Briscoe reported an 11% drop in profit to NZ$29m for the year ended January 2025, despite ‘near-record sales’. As with Spark, company executives admitted it was a tough environment, and this was impacting sales and profitability. Case in point: Earlier in 2025, this author was in New Zealand and was able to buy 2 pairs of sneakers for just A$70 each and even had a Rebel utility bag thrown in for free. If economic conditions recover, things might get better for Briscoe.
Fletcher Building (ASX:FBU)
This is one of New Zealand’s largest building & materials firms; involved in supplying building products, executing large construction projects, and infrastructure.

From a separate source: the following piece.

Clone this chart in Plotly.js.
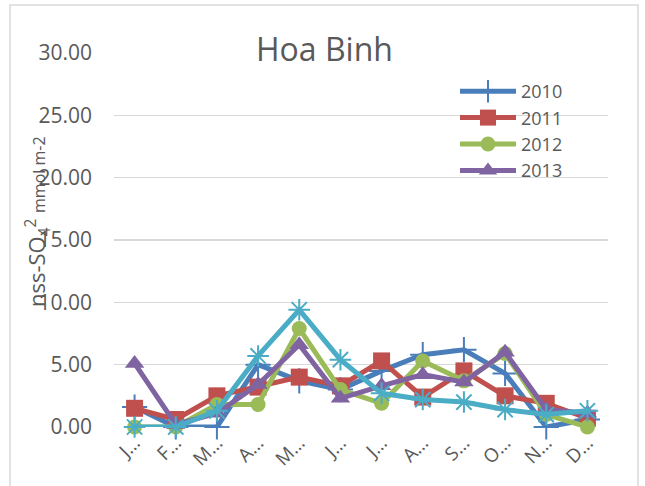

In its most recent fiscal year, the company recorded NZ$7bn in revenue, but made a net loss of over NZ$400m. It has announced hundreds of millions in restructuring and impairment costs as it seeks to turn around its business.
Fletcher has warned of a 10–15% drop in materials distribution business volumes in the upcoming year. Adding insult to injury, there is a legal dispute with SkyCity over the NZ International Convention Centre (NZICC) project, which has delayed timelines and added uncertainty. As construction is largely financed by debt, we would imagine a reduction in interest rates in New Zealand would be a boost for the company.
Sky Network Television (ASX:SKT)
Sky Network Television operates a pay-TV and entertainment business. When people cut back on spending, discretionary comes first and streaming is discretionary especially if users have multiple providers. At the same time, so does business spending on advertising which is a major source of revenue for SKT.
Recently, Sky has acquired Discovery NZ (which includes free-to-air channel Three and streaming operations) for NZ$1 on a cash-free, debt-free basis. This is a step to diversify revenue and reach. The acquisition strategy suggests it sees opportunity (or necessity) to expand its footprint; either it sees the economy turning around, or an opportunity to succeed in spite of a weak economy.